C’est précisément au niveau de ce dernier point que se situe la gravité d’une réhabilitation à l’aveuglette du tyran de Damas. Car, même si l’on s’obstine à inscrire les crimes contre l’humanité du régime syrien au registre des inévitables dommages collatéraux, une réalité amère ne saurait être occultée : la persistance d’un conflit chronique, d’un climat de haine, entre une faction de la société syrienne et d’autres composantes de son tissu social. Le conflit en Syrie est loin d’être clos. Les multiples interférences étrangères aidant, et sous l’effet des très probables volontés extérieures de maintenir un état de déstabilisation permanente sur la scène syrienne, les racines du mal et les foyers d’hostilités persistent. Trop de sang a coulé, trop de haines ont été provoquées pour que l’on puisse considérer que la page peut être tournée aussi facilement.

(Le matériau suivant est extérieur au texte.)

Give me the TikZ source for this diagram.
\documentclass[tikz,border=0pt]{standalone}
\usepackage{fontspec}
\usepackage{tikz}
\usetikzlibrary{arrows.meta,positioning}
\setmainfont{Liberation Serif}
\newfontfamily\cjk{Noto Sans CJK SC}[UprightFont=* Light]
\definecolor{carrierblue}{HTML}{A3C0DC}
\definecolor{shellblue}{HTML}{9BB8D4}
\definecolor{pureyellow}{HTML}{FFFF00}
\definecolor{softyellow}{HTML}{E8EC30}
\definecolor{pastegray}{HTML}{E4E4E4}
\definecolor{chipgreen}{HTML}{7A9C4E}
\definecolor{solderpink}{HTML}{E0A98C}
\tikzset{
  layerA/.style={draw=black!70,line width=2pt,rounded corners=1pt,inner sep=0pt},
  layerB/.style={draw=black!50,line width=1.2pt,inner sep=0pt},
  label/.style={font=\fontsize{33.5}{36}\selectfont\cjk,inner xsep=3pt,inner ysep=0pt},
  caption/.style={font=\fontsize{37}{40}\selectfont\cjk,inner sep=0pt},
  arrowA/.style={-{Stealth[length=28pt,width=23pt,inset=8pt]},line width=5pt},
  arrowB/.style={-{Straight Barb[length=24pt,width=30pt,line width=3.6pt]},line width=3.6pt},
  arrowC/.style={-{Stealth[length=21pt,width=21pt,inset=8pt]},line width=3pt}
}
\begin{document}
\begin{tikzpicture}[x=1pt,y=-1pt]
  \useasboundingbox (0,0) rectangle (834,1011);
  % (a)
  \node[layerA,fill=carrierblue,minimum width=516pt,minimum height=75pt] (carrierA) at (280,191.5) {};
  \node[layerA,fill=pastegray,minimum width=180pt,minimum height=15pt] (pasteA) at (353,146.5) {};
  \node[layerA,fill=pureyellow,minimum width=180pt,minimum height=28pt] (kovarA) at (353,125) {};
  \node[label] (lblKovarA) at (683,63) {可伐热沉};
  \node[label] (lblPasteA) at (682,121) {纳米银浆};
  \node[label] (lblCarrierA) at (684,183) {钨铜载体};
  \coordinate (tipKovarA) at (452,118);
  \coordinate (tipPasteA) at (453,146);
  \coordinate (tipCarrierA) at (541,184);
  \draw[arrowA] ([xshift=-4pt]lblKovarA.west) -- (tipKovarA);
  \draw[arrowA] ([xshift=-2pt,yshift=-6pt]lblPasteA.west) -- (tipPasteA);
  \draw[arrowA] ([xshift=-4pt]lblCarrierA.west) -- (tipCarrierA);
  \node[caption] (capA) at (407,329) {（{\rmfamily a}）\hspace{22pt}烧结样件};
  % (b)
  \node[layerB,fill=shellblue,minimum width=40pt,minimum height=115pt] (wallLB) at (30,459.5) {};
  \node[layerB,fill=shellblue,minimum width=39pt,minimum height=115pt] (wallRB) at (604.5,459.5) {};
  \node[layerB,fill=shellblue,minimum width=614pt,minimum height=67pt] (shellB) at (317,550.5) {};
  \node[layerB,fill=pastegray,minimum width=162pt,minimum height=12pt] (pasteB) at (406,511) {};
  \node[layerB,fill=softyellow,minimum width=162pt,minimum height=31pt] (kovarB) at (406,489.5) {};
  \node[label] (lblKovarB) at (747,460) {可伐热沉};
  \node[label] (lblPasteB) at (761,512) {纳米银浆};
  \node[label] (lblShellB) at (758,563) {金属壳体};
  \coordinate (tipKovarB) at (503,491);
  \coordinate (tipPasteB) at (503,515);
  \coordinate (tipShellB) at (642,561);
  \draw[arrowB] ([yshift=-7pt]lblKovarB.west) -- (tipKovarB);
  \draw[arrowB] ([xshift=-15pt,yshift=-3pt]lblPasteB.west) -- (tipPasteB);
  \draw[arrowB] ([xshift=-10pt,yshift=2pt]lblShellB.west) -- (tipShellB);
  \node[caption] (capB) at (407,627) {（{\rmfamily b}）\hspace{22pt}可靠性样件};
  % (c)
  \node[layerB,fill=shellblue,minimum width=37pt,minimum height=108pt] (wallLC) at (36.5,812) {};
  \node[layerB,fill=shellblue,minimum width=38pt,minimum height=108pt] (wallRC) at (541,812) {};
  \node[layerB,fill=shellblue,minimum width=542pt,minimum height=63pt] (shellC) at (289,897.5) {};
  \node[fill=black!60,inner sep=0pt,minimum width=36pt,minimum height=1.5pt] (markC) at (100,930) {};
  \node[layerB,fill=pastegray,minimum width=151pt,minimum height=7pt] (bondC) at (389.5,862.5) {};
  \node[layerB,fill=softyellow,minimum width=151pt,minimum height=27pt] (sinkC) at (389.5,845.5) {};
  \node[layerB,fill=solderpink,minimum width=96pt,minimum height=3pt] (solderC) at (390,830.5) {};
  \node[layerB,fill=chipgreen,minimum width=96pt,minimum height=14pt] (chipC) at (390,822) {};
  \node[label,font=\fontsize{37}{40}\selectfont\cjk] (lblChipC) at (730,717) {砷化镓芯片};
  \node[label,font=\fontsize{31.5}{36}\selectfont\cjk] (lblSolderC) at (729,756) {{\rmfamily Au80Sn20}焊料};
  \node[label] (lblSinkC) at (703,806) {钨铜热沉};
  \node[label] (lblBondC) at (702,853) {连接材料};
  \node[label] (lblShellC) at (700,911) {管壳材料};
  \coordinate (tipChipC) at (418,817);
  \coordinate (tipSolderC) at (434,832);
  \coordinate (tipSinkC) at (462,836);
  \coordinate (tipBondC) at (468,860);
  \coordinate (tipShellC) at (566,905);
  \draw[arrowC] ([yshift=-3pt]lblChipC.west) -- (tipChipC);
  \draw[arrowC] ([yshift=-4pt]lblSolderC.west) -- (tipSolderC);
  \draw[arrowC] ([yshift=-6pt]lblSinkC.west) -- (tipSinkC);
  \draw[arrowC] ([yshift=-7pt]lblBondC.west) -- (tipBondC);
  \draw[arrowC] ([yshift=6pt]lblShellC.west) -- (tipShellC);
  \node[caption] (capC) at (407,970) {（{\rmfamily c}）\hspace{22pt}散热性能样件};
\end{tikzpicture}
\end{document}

Dans un tel contexte explosif, et tant qu’une solution politique radicale n’aura pas été trouvée, la Syrie restera profondément divisée en deux camps antagonistes (exception faite, à l’évidence, des jihadistes). Les dissensions risquent d’être sans doute alimentées par plus d’une puissance étrangère. Face à une telle conjoncture, quel intérêt aurait le Liban à prendre parti pour une faction contre une autre ? Surtout que le clivage vertical qui s’est ancré en Syrie a provoqué parallèlement au Liban des répliques semblables d’ordre communautaire. À cela s’ajoute que la légitimité de Bachar el-Assad est sérieusement remise en question. Elle ne pourrait être rétablie, le cas échéant – si l’on accepte de faire abstraction des crimes contre l’humanité –, qu’après des élections organisées sous étroite surveillance internationale, sur base d’un projet de nouvelle Constitution avalisée au préalable par les représentants des deux camps en présence, sous l’égide des grandes puissances (exception faite, encore une fois, des organisations terroristes).

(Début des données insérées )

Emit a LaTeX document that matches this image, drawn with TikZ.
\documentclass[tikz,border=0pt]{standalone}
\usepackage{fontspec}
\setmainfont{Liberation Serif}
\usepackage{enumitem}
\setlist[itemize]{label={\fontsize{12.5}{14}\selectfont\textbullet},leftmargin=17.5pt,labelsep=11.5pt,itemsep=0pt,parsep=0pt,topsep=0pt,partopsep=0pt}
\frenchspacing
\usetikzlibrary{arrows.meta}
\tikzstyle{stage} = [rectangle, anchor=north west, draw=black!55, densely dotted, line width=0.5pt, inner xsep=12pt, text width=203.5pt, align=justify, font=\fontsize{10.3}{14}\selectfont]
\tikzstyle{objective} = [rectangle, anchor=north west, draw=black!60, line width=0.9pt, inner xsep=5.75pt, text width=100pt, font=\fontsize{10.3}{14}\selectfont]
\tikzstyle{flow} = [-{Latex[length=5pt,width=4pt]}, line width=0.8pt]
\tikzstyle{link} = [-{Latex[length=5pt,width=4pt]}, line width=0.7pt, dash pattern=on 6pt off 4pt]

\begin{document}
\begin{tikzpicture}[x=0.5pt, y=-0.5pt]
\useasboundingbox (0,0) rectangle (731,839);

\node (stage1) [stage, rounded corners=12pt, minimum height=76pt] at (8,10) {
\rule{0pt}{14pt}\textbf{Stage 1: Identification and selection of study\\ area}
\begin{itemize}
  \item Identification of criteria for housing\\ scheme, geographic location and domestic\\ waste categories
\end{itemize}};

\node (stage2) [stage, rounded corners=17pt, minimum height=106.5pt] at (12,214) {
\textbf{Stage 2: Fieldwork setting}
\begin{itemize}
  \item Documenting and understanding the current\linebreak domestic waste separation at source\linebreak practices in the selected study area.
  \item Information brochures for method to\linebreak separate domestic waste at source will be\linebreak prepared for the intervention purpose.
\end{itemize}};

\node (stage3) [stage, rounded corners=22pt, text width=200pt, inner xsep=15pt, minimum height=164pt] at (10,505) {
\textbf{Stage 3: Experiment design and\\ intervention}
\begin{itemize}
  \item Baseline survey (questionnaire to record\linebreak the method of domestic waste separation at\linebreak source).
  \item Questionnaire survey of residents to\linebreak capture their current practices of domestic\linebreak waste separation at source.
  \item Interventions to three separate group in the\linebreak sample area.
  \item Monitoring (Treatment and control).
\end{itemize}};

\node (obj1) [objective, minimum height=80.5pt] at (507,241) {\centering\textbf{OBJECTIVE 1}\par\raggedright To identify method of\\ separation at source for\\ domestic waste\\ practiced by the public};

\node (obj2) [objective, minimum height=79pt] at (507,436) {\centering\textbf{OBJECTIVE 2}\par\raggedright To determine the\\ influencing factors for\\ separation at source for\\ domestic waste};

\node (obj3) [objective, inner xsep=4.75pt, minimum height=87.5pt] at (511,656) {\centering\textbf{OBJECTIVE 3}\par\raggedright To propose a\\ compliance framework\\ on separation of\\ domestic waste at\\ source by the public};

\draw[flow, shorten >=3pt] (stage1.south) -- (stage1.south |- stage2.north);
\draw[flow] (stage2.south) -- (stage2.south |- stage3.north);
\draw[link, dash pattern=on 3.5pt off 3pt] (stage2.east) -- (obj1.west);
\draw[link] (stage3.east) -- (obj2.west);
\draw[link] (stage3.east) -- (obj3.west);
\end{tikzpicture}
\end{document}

Tant que l’ensemble de ces conditions n’auront pas été satisfaites, les initiatives unilatérales prises pour forcer le Liban à réhabiliter le régime Assad et à prendre parti pour une composante syrienne contre l’autre – et par le fait même pour une puissance régionale contre une autre – reviennent à rallumer des foyers de tensions sur la scène locale. Plus que jamais, la politique de neutralité du pays du Cèdre à l’égard du clivage vertical syrien, reflet lui-même d’un conflit régional plus large, s’impose aujourd’hui avec acuité.

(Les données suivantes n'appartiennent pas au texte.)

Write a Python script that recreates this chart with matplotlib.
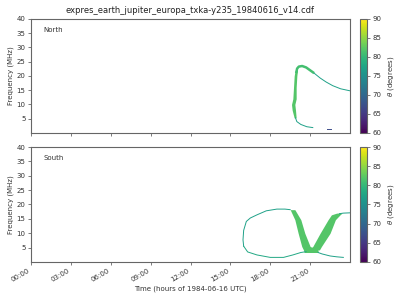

Le petit jeu malsain qui consiste à afficher innocemment une volonté de rétablir les ponts avec le régime syrien « pour défendre les intérêts économiques des Libanais » ne trompe personne. Son objectif évident est d’ancrer le Liban à un axe régional contre un autre. Une telle voie ne peut mener qu’à une nouvelle et grave discorde interne, avec toutes les multiples conséquences que l’on pourrait imaginer.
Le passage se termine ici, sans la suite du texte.